Seattle billionaire philanthropist Paul Allen’s death comes just as his Stratolaunch space venture is counting down to the first flight of the world’s biggest airplane — and lifting the veil on a wide range of space applications.
Now it’s up to the Stratolaunch team to make good on the high-flyingest idea from the self-described “Idea Man,” who succumbed to non-Hodgkin’s lymphoma at the age of 65.
Heading that team is President and CEO Jean Floyd, who spent decades as a manager and executive at Orbital Sciences Corp. (now part of Northrop Grumman) before joining the venture in 2015.
Like many of the other executives in Allen’s wide-ranging operation, Floyd confined his comments about his boss’ death to a Twitter tribute: “We deeply respect and admire Mr. Allen’s vision. His legacy will be honored,” Floyd wrote.

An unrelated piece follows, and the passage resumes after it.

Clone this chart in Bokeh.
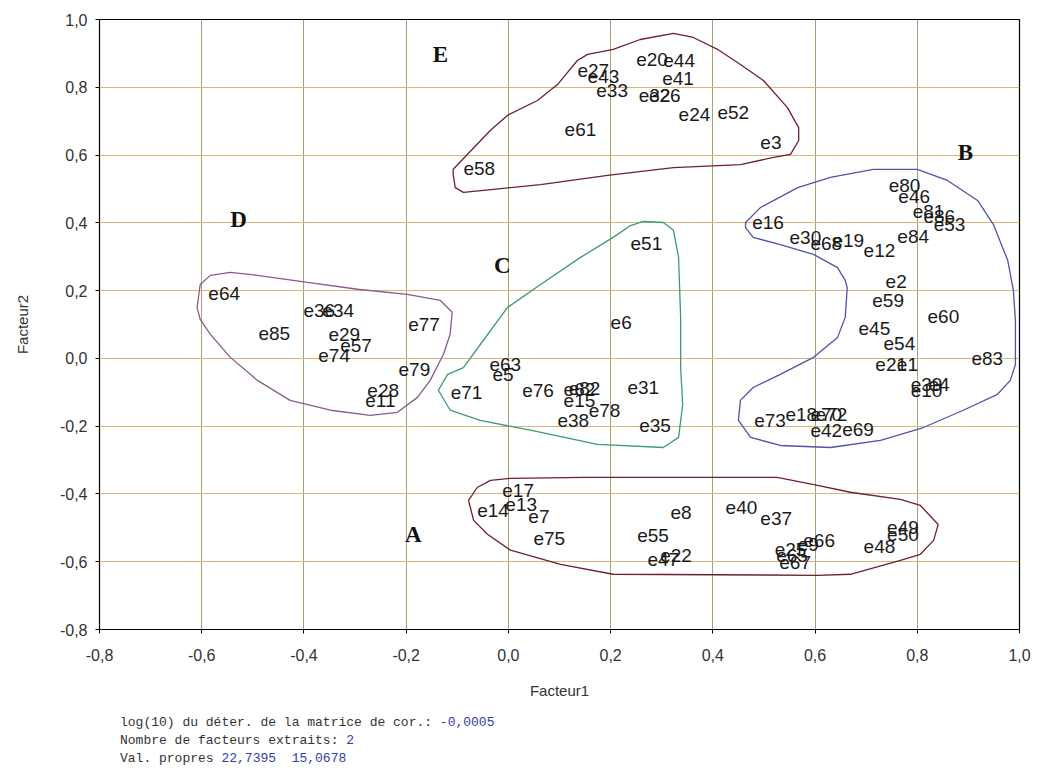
from bokeh.plotting import figure
from bokeh.models import Range1d, FixedTicker, CustomJSTickFormatter, Div, ColumnDataSource
from bokeh.layouts import column
from bokeh.core.properties import value
from bokeh.embed import file_html
from bokeh.resources import INLINE

# ---- data: observation labels and factor loadings (label anchored at left-middle) ----
labels_E = ["e27", "e43", "e20", "e44", "e41", "e33", "e32", "e26", "e24", "e52", "e61", "e3", "e58"]
f1_E = [0.135, 0.155, 0.250, 0.303, 0.301, 0.172, 0.255, 0.275, 0.333, 0.409, 0.110, 0.493, -0.088]
f2_E = [0.850, 0.832, 0.882, 0.879, 0.826, 0.791, 0.776, 0.776, 0.720, 0.726, 0.676, 0.637, 0.560]

labels_B = ["e80", "e46", "e81", "e86", "e53", "e16", "e30", "e68", "e19", "e12", "e84", "e2",
            "e59", "e60", "e45", "e54", "e21", "e1", "e83", "e39", "e4", "e10",
            "e73", "e18", "e70", "e72", "e42", "e69"]
f1_B = [0.744, 0.763, 0.791, 0.812, 0.832, 0.477, 0.550, 0.591, 0.634, 0.695, 0.761, 0.738,
        0.712, 0.820, 0.685, 0.734, 0.718, 0.760, 0.906, 0.787, 0.822, 0.787,
        0.481, 0.542, 0.591, 0.601, 0.591, 0.653]
f2_B = [0.510, 0.478, 0.434, 0.419, 0.395, 0.401, 0.357, 0.339, 0.348, 0.318, 0.360, 0.227,
        0.171, 0.124, 0.089, 0.044, -0.018, -0.018, 0.000, -0.077, -0.077, -0.094,
        -0.183, -0.165, -0.165, -0.165, -0.212, -0.209]

labels_D = ["e64", "e85", "e36", "e34", "e29", "e57", "e74", "e77", "e79", "e28", "e11"]
f1_D = [-0.587, -0.489, -0.401, -0.364, -0.352, -0.329, -0.372, -0.196, -0.215, -0.276, -0.280]
f2_D = [0.192, 0.074, 0.142, 0.141, 0.070, 0.038, 0.009, 0.101, -0.032, -0.095, -0.123]

labels_C = ["e51", "e6", "e63", "e5", "e71", "e76", "e62", "e82", "e15", "e78", "e38", "e31", "e35"]
f1_C = [0.239, 0.200, -0.037, -0.031, -0.113, 0.027, 0.108, 0.118, 0.108, 0.157, 0.096, 0.233, 0.256]
f2_C = [0.339, 0.106, -0.018, -0.047, -0.100, -0.095, -0.091, -0.088, -0.124, -0.153, -0.183, -0.086, -0.198]

labels_A = ["e17", "e13", "e14", "e7", "e75", "e8", "e55", "e47", "e22", "e40", "e37",
            "e66", "e25", "e9", "e65", "e67", "e48", "e49", "e50"]
f1_A = [-0.012, -0.006, -0.061, 0.039, 0.049, 0.317, 0.252, 0.272, 0.297, 0.425, 0.493,
        0.577, 0.521, 0.566, 0.524, 0.530, 0.695, 0.741, 0.741]
f2_A = [-0.389, -0.430, -0.448, -0.466, -0.531, -0.454, -0.522, -0.593, -0.581, -0.440, -0.472,
        -0.537, -0.563, -0.549, -0.581, -0.602, -0.555, -0.499, -0.519]

# ---- group letters ----
group_names = ["E", "B", "D", "C", "A"]
group_f1 = [-0.133, 0.894, -0.528, -0.012, -0.186]
group_f2 = [0.897, 0.608, 0.410, 0.274, -0.519]

# ---- hand-drawn group outlines (factor coordinates) ----
outline_E_f1 = [-0.108, -0.035, -0.002, 0.057, 0.096, 0.135, 0.155, 0.205, 0.258, 0.323, 0.362, 0.409, 0.454,
                0.499, 0.546, 0.568, 0.568, 0.552, 0.519, 0.454, 0.323, 0.194, 0.063, -0.029, -0.088, -0.104, -0.108]
outline_E_f2 = [0.558, 0.673, 0.717, 0.761, 0.808, 0.879, 0.897, 0.912, 0.941, 0.959, 0.947, 0.912, 0.867,
                0.820, 0.740, 0.681, 0.643, 0.602, 0.593, 0.572, 0.563, 0.540, 0.513, 0.499, 0.490, 0.504, 0.543]
outline_B_f1 = [0.464, 0.493, 0.566, 0.630, 0.714, 0.800, 0.859, 0.918, 0.949, 0.977, 0.988, 0.992, 0.992,
                0.982, 0.957, 0.890, 0.812, 0.728, 0.630, 0.532, 0.474, 0.450, 0.454, 0.479, 0.532, 0.597,
                0.644, 0.659, 0.663, 0.659, 0.644, 0.597, 0.532, 0.479, 0.464]
outline_B_f2 = [0.401, 0.445, 0.504, 0.534, 0.558, 0.558, 0.525, 0.466, 0.395, 0.289, 0.201, 0.112, -0.018,
                -0.065, -0.106, -0.153, -0.204, -0.242, -0.263, -0.257, -0.233, -0.183, -0.124, -0.086, -0.047, 0.003,
                0.062, 0.121, 0.209, 0.230, 0.268, 0.307, 0.336, 0.357, 0.386]
outline_D_f1 = [-0.609, -0.603, -0.583, -0.544, -0.491, -0.393, -0.295, -0.198, -0.133, -0.110, -0.114,
                -0.127, -0.153, -0.178, -0.217, -0.270, -0.348, -0.427, -0.491, -0.544, -0.583, -0.603]
outline_D_f2 = [0.150, 0.218, 0.245, 0.254, 0.245, 0.224, 0.204, 0.189, 0.171, 0.136, 0.071,
                0.012, -0.065, -0.115, -0.159, -0.168, -0.153, -0.124, -0.065, 0.003, 0.071, 0.115]
outline_C_f1 = [0.264, 0.303, 0.323, 0.333, 0.337, 0.337, 0.341, 0.333, 0.303, 0.174, 0.043, -0.055,
                -0.114, -0.137, -0.119, -0.088, -0.055, -0.002, 0.063, 0.141, 0.205, 0.239]
outline_C_f2 = [0.404, 0.401, 0.378, 0.298, 0.121, -0.027, -0.136, -0.233, -0.263, -0.254, -0.212, -0.183,
                -0.153, -0.094, -0.047, -0.027, 0.041, 0.150, 0.218, 0.298, 0.357, 0.392]
outline_A_f1 = [-0.078, -0.061, -0.035, 0.004, 0.147, 0.376, 0.526, 0.605, 0.669, 0.767, 0.806, 0.841,
                0.832, 0.806, 0.767, 0.669, 0.605, 0.205, 0.102, 0.004, -0.041, -0.068]
outline_A_f2 = [-0.419, -0.381, -0.360, -0.354, -0.351, -0.351, -0.351, -0.375, -0.395, -0.416, -0.434, -0.490,
                -0.537, -0.578, -0.596, -0.637, -0.640, -0.637, -0.608, -0.566, -0.519, -0.478]

axis_ticks = [-0.8, -0.6, -0.4, -0.2, 0.0, 0.2, 0.4, 0.6, 0.8, 1.0]

log_det = "-0,0005"
n_factors = 2
eigenvalues = [22.7395, 15.0678]

# ---- figure ----
p = figure(width=1037, height=707, output_backend="svg", toolbar_location=None,
           x_range=Range1d(-0.8, 1.0), y_range=Range1d(-0.8, 1.0),
           min_border_left=99, min_border_right=18, min_border_top=19, min_border_bottom=78,
           background_fill_color="white", border_fill_color="white")
p.outline_line_color = "black"
p.outline_line_width = 1.2

fmt = CustomJSTickFormatter(code="""
var s = Math.abs(tick) < 1e-9 ? '0.0' : tick.toFixed(1);
return s.replace('.', ',');
""")
for ax in (p.xaxis[0], p.yaxis[0]):
    ax.ticker = FixedTicker(ticks=axis_ticks)
    ax.formatter = fmt
    ax.minor_tick_line_color = None
    ax.major_tick_in = 0
    ax.major_tick_out = 4
    ax.axis_line_color = "black"
    ax.major_label_text_font = "Liberation Sans"
    ax.major_label_text_font_size = "16px"
    ax.major_label_text_color = "#333333"
    ax.axis_label_text_font = "Liberation Sans"
    ax.axis_label_text_font_size = "15px"
    ax.axis_label_text_font_style = "normal"
    ax.axis_label_text_color = "#333333"

p.xaxis.axis_label = "Facteur1"
p.yaxis.axis_label = "Facteur2"
p.xaxis.major_label_standoff = 15
p.xaxis.axis_label_standoff = 18
p.yaxis.major_label_standoff = 8
p.yaxis.axis_label_standoff = 26

p.xgrid.ticker = FixedTicker(ticks=axis_ticks)
p.ygrid.ticker = FixedTicker(ticks=axis_ticks)
p.xgrid.grid_line_color = "#a8a078"
p.ygrid.grid_line_color = "#dcb477"
p.xgrid.grid_line_width = 1
p.ygrid.grid_line_width = 1

# outlines
outline_xs = [outline_E_f1, outline_B_f1, outline_D_f1, outline_C_f1, outline_A_f1]
outline_ys = [outline_E_f2, outline_B_f2, outline_D_f2, outline_C_f2, outline_A_f2]
outline_colors = ["#6e2030", "#5252a6", "#8a5a8e", "#3c9a78", "#6e2030"]
p.patches(xs=outline_xs, ys=outline_ys, fill_color=None, line_color=outline_colors, line_width=1.3)

# point labels
all_labels = labels_E + labels_B + labels_D + labels_C + labels_A
all_f1 = f1_E + f1_B + f1_D + f1_C + f1_A
all_f2 = f2_E + f2_B + f2_D + f2_C + f2_A
src = ColumnDataSource(dict(x=all_f1, y=all_f2, t=all_labels))
p.text(x="x", y="y", text="t", source=src, text_align="left", text_baseline="middle",
       text_font=value("Liberation Sans"), text_font_size="19px", text_color="#1a1a1a")

# group letters
p.text(x=group_f1, y=group_f2, text=group_names, text_align="center", text_baseline="middle",
       text_font=value("Liberation Serif"), text_font_size="23px", text_font_style="bold",
       text_color="#111111")

ev = "&nbsp;&nbsp;".join(f"{v:.4f}".replace(".", ",") for v in eigenvalues)
blue = "#3040a8"
html = (
    f"<div style=\"font-family:'Liberation Mono',monospace;font-size:13px;line-height:18px;"
    f"color:#333;padding-left:120px;white-space:nowrap\">"
    f"log(10) du d&eacute;ter. de la matrice de cor.: <span style='color:{blue}'>{log_det}</span><br>"
    f"Nombre de facteurs extraits: <span style='color:{blue}'>{n_factors}</span><br>"
    f"Val. propres <span style='color:{blue}'>{ev}</span></div>"
)
div = Div(text=html, width=1000, height=60, margin=(7, 0, 0, 0))

layout = column(p, div, spacing=0)
open("out.html", "w").write(file_html(layout, INLINE))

Just a week earlier, Floyd was tweeting about a happier subject: a revved-up series of taxi tests that sent Stratolaunch’s 385-foot-wide, twin-fuselage plane down Mojave’s runway at speeds as fast as 80 mph. Two more rounds of taxi tests are expected in the weeks ahead, setting the stage for the maiden flight.
Stratolaunch expects to get the plane certified for air-launch operations after 18 months to two years’ worth of flight tests.